I think there are recent GPUs in any category that support this. I’m not aware of a table or list anywhere. I also think if you search hard enough, you can find (for example) Quadro GPUs with only 1 copy engine.
I am not aware of any such list, maybe need to crowdsource one? Here is one more data point:
Device 0: "Quadro K420"
CUDA Driver Version / Runtime Version 10.2 / 9.2
CUDA Capability Major/Minor version number: 3.0
[...]
Concurrent copy and kernel execution: Yes with 1 copy engine(s)
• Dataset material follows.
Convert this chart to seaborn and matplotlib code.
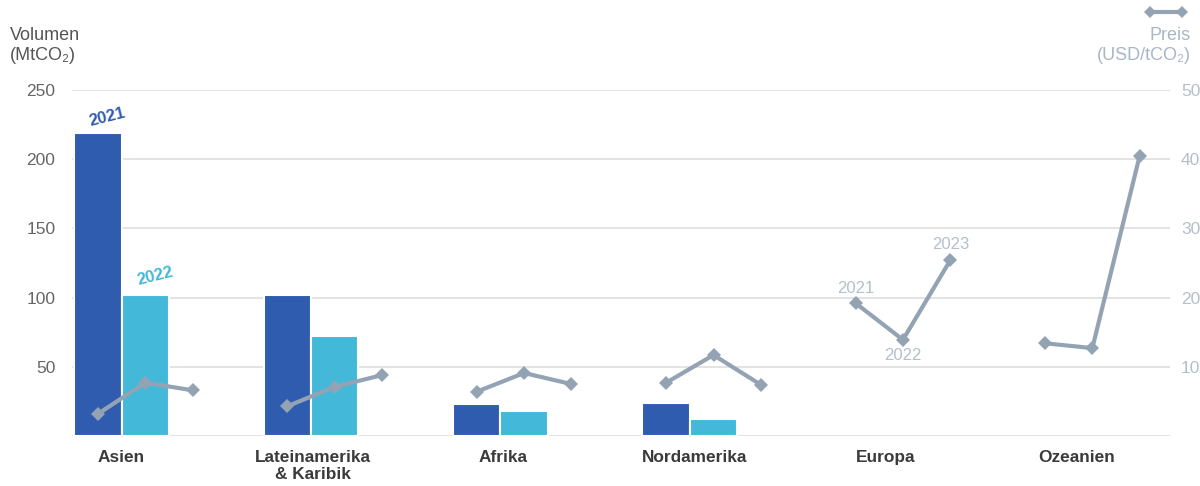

Device 0: "Quadro RTX 4000"
CUDA Driver Version / Runtime Version 11.0 / 9.2
CUDA Capability Major/Minor version number: 7.5
[...]
Concurrent copy and kernel execution: Yes with 3 copy engine(s)
Device 1: "Quadro P2000"
CUDA Driver Version / Runtime Version 11.0 / 9.2
CUDA Capability Major/Minor version number: 6.1
[...]
Concurrent copy and kernel execution: Yes with 2 copy engine(s)
Hi,
Can anybody tell me if there has been some change in ampere architecture? My 3080 reports only 1 copy engine while the 2080 SUPER ( which is supposed to be inferior compared to 3080 ), reports 3 copy engines.
I have zero experience with Ampere-based GPUs. I would suggest filing a bug report with NVIDIA.
Maybe (speculation!) NVIDIA has changed the definition of “copy engine” with Ampere and the new GPUs sport a new all-singing-all-dancing copy engine with multiple channels. If that were the case, reporting that as one engine would not be helpful to programmers who try to assess whether simultaneous bi-directional DMA transfers are possible.
The result is fine on Ubuntu 18.04 with CUDA 11.1, on which 2 async engines are reported, which is understandable since my variant ( MSI Ventus 3X OC ) does not have any NVLink or SLI connectors.
great, I hope you included all that info (that it appears to be correct on linux) in the bug report. Thanks for filing the bug, especially since it seems like it might be a driver issue.